* _Collected data_
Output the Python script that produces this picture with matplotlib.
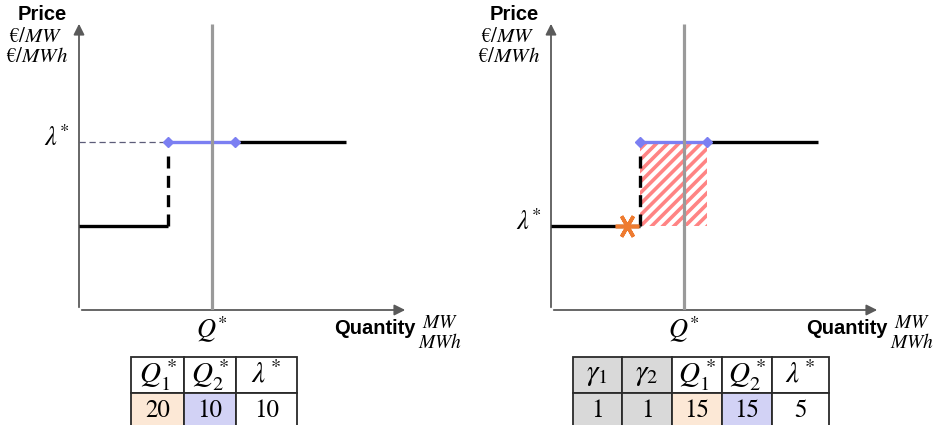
import matplotlib
matplotlib.use('Agg')
import matplotlib.pyplot as plt
from matplotlib.patches import Rectangle

plt.rcParams['mathtext.fontset'] = 'stix'
plt.rcParams['hatch.linewidth'] = 2.6

# market values
q_step = 20          # end of the cheap offer
q_star = 30          # demand
q_offer2_end = 35    # end of the blue offer
q_curve_end = 60
price_low = 5
price_high = 10
q_max = 74
p_max = 17.2
star_q = 17

left_headers = [r'$Q_1^*$', r'$Q_2^*$', r'$\lambda^*$']
left_values = ['20', '10', '10']
right_headers = [r'$\gamma_1$', r'$\gamma_2$', r'$Q_1^*$', r'$Q_2^*$', r'$\lambda^*$']
right_values = ['1', '1', '15', '15', '5']

W, H = 933, 425
fig = plt.figure(figsize=(W / 100, H / 100), dpi=100)

BLUE = '#7b7ff2'
GRAY = '#9a9a9a'
AXC = '#5a5a5a'


def px_axes(x0, y0, w, h):
    # x0, y0 = top-left in image pixels
    return fig.add_axes([x0 / W, 1 - (y0 + h) / H, w / W, h / H])


def label(ax, txt, dx, dy, **kw):
    ax.annotate(txt, xy=(0, 0), xycoords='data', xytext=(dx, dy),
                textcoords='offset pixels', ha=kw.pop('ha', 'center'),
                va=kw.pop('va', 'center'), annotation_clip=False, **kw)


def panel(x_origin, right):
    ax = px_axes(x_origin, 310 - 289, 329, 289)
    ax.set_xlim(0, q_max)
    ax.set_ylim(0, p_max)
    ax.axis('off')

    # axes with arrows
    ax.annotate('', xy=(q_max, 0), xytext=(0, 0),
                arrowprops=dict(arrowstyle='-|>', color=AXC, lw=1.3, mutation_scale=16),
                annotation_clip=False)
    ax.annotate('', xy=(0, p_max), xytext=(0, 0),
                arrowprops=dict(arrowstyle='-|>', color=AXC, lw=1.3, mutation_scale=16),
                annotation_clip=False)

    # demand line
    ax.plot([q_star, q_star], [0, 17.0], color=GRAY, lw=2.3, zorder=6,
            solid_capstyle='butt')

    if right:
        ax.add_patch(Rectangle((q_step, price_low), q_offer2_end - q_step,
                               price_high - price_low, facecolor='white',
                               edgecolor='#ff8484', hatch='///', lw=0, zorder=2))
    else:
        ax.plot([0, q_step], [price_high, price_high], color='#5b5b78', lw=0.9,
                ls=(0, (5, 3)), zorder=3)

    # supply curve
    ax.plot([0, q_step], [price_low, price_low], color='black', lw=2.4, zorder=4,
            solid_capstyle='butt')
    ax.plot([q_step, q_step], [price_low, price_high - 0.4], color='black', lw=2.4,
            ls=(0, (3.6, 2.2)), zorder=4)
    ax.plot([q_offer2_end, q_curve_end], [price_high, price_high], color='black',
            lw=2.4, zorder=4, solid_capstyle='butt')
    ax.plot([q_step, q_offer2_end], [price_high, price_high], color=BLUE, lw=2.4,
            marker='D', ms=5.5, zorder=5)

    if right:
        ax.plot([star_q], [price_low], marker=(6, 2, 90), ms=17, mew=2.6,
                color='#ee7b30', zorder=7, ls='none')

    # labels
    lam_y = price_low if right else price_high
    ax.annotate(r'$\lambda^{\!*}$', xy=(0, lam_y), xytext=(-22, 3),
                textcoords='offset pixels', ha='center', va='center', fontsize=19)
    ax.annotate(r'$Q^{*}$', xy=(q_star, 0), xytext=(0, -20),
                textcoords='offset pixels', ha='center', va='center', fontsize=19)
    label(ax, 'Price', -37, 296, fontsize=14.5, fontweight='bold', family='Liberation Sans')
    label(ax, r'$€/MW$', -44, 274, fontsize=15)
    label(ax, r'$€/MWh$', -42, 254, fontsize=15)
    label(ax, 'Quantity', 296, -19, fontsize=14.5, fontweight='bold', family='Liberation Sans')
    label(ax, r'$MW$', 361, -12, fontsize=14)
    label(ax, r'$MWh$', 361, -32, fontsize=14)
    return ax


def table(x0, col_w, headers, values, colors):
    total = sum(col_w)
    tax = px_axes(x0, 357, total, 72)
    tax.axis('off')
    tb = tax.table(cellText=[headers, values],
                   cellColours=[['#d9d9d9' if c == '#d9d9d9' else 'white' for c in colors],
                                colors],
                   colWidths=[w / total for w in col_w], cellLoc='center',
                   bbox=[0, 0, 1, 1])
    tb.auto_set_font_size(False)
    for (r, c), cell in tb.get_celld().items():
        cell.set_edgecolor('#2a2a2a')
        cell.set_linewidth(1.3)
        cell.get_text().set_fontsize(21 if r == 0 else 18)
        cell.get_text().set_family('STIXGeneral')
    return tb


panel(79, False)
panel(551, True)

table(131, [53, 52, 61], left_headers, left_values,
      ['#fce8d6', '#d2d2f5', 'white'])
table(573, [49, 50, 50, 50, 57], right_headers, right_values,
      ['#d9d9d9', '#d9d9d9', '#fce8d6', '#d2d2f5', 'white'])

fig.savefig('out.png', dpi=100)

* _Request_
Without the pictures, please reproduce each line of the listing above exactly, from the first one through the line bearing "AXC = '#5a5a5a'".

* _Written reply_
Output the Python script that produces this picture with matplotlib.
import matplotlib
matplotlib.use('Agg')
import matplotlib.pyplot as plt
from matplotlib.patches import Rectangle

plt.rcParams['mathtext.fontset'] = 'stix'
plt.rcParams['hatch.linewidth'] = 2.6

# market values
q_step = 20          # end of the cheap offer
q_star = 30          # demand
q_offer2_end = 35    # end of the blue offer
q_curve_end = 60
price_low = 5
price_high = 10
q_max = 74
p_max = 17.2
star_q = 17

left_headers = [r'$Q_1^*$', r'$Q_2^*$', r'$\lambda^*$']
left_values = ['20', '10', '10']
right_headers = [r'$\gamma_1$', r'$\gamma_2$', r'$Q_1^*$', r'$Q_2^*$', r'$\lambda^*$']
right_values = ['1', '1', '15', '15', '5']

W, H = 933, 425
fig = plt.figure(figsize=(W / 100, H / 100), dpi=100)

BLUE = '#7b7ff2'
GRAY = '#9a9a9a'
AXC = '#5a5a5a'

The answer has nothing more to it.